Record-level protection: protection that is invoked when access to specific information is requested.
- Distribution: how should system assets be distributed so that the effects of a successful attack are minimized?
- Distributing assets means that attacks on one system do not necessarily lead to complete loss of system service.
Each platform has separate protection features and may be different from other platforms so that they do not share a common vulnerability.
Distribution is particularly important if the risk of denial of service attacks is high.
These are potentially conflicting.
If assets are distributed, then they are more expensive to protect. If assets are protected, then usability and performance requirements may be compromised.
Design guidelines for security engineering
Design guidelines encapsulate good practice in secure systems design.
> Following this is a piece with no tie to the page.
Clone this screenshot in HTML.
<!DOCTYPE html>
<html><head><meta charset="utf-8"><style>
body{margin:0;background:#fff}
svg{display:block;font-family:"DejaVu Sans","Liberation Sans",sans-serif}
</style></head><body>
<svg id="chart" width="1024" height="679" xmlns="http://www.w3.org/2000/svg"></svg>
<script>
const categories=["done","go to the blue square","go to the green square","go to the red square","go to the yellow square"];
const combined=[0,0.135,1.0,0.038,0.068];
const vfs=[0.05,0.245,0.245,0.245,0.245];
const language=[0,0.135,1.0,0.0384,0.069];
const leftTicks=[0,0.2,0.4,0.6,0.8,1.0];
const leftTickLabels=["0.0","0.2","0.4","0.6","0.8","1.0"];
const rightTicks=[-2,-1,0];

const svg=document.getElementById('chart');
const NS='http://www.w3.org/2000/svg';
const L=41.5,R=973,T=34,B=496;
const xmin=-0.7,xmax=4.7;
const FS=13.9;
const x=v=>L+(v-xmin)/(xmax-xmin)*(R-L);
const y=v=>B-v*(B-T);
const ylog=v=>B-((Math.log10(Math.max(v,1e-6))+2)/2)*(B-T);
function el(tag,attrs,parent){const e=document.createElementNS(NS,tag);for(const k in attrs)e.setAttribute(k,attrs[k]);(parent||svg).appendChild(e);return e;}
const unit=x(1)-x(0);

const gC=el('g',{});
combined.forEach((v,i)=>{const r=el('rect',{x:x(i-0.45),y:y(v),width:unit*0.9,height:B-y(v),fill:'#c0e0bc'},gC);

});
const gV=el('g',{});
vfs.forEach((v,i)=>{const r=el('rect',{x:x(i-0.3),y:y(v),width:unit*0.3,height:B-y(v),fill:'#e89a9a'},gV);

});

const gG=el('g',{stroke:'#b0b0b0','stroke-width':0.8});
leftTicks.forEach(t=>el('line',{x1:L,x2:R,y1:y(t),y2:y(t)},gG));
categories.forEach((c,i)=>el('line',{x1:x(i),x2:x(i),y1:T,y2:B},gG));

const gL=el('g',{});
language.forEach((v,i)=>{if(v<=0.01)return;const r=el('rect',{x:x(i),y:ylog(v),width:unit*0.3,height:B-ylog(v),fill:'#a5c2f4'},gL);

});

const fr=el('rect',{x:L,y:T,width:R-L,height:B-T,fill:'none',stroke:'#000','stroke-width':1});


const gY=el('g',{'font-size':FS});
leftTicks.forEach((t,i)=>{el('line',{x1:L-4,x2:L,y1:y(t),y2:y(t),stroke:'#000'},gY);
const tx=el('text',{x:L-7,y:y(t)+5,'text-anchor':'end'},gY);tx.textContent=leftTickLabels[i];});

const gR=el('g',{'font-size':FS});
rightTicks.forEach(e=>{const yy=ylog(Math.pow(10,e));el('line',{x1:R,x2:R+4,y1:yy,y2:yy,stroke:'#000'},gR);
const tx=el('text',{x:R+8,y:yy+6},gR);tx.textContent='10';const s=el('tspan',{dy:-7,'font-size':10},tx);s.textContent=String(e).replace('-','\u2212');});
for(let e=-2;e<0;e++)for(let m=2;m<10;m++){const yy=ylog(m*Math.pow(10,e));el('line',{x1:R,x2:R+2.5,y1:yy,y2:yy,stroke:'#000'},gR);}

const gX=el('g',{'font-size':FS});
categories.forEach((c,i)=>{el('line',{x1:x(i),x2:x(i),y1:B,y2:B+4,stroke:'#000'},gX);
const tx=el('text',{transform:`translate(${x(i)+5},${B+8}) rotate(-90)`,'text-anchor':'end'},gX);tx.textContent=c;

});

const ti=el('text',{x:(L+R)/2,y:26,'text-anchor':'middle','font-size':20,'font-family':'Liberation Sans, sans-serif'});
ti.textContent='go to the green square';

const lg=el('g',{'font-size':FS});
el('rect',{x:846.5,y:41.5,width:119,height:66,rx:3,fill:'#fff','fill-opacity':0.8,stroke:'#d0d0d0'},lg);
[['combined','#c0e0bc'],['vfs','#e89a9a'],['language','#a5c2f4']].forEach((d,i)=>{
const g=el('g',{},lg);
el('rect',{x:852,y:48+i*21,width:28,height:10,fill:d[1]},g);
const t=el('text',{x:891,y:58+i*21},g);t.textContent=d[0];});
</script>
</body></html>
Design guidelines serve two purposes: they raise awareness of security issues in a software engineering team, and they can be used as the basis of a review checklist that is applied during the system validation process.
Design guidelines here are applicable during software specification and design.
- Base decisions on an explicit security policy
- Define a security policy for the organization that sets out the fundamental security requirements that should apply to all organizational systems.
- Avoid a single point of failure
- Ensure that a security failure can only result when there is more than one failure in security procedures. For example, have password and question-based authentication.
- Fail securely
- When systems fail, for whatever reason, ensure that sensitive information cannot be accessed by unauthorized users even although normal security procedures are unavailable.
- Balance security and usability
- Try to avoid security procedures that make the system difficult to use. Sometimes you have to accept weaker security to make the system more usable.
- Log user actions
- Maintain a log of user actions that can be analyzed to discover who did what. If users know about such a log, they are less likely to behave in an irresponsible way.
- Use redundancy and diversity to reduce risk
- Keep multiple copies of data and use diverse infrastructure so that an infrastructure vulnerability cannot be the single point of failure.
- Specify the format of all system inputs
- If input formats are known then you can check that all inputs are within range so that unexpected inputs don't cause problems.
- Compartmentalize your assets
- Organize the system so that assets are in separate areas and users only have access to the information that they need rather than all system information.
- Design for deployment
- Design the system to avoid deployment problems
- Design for recoverability
- Design the system to simplify recoverability after a successful attack.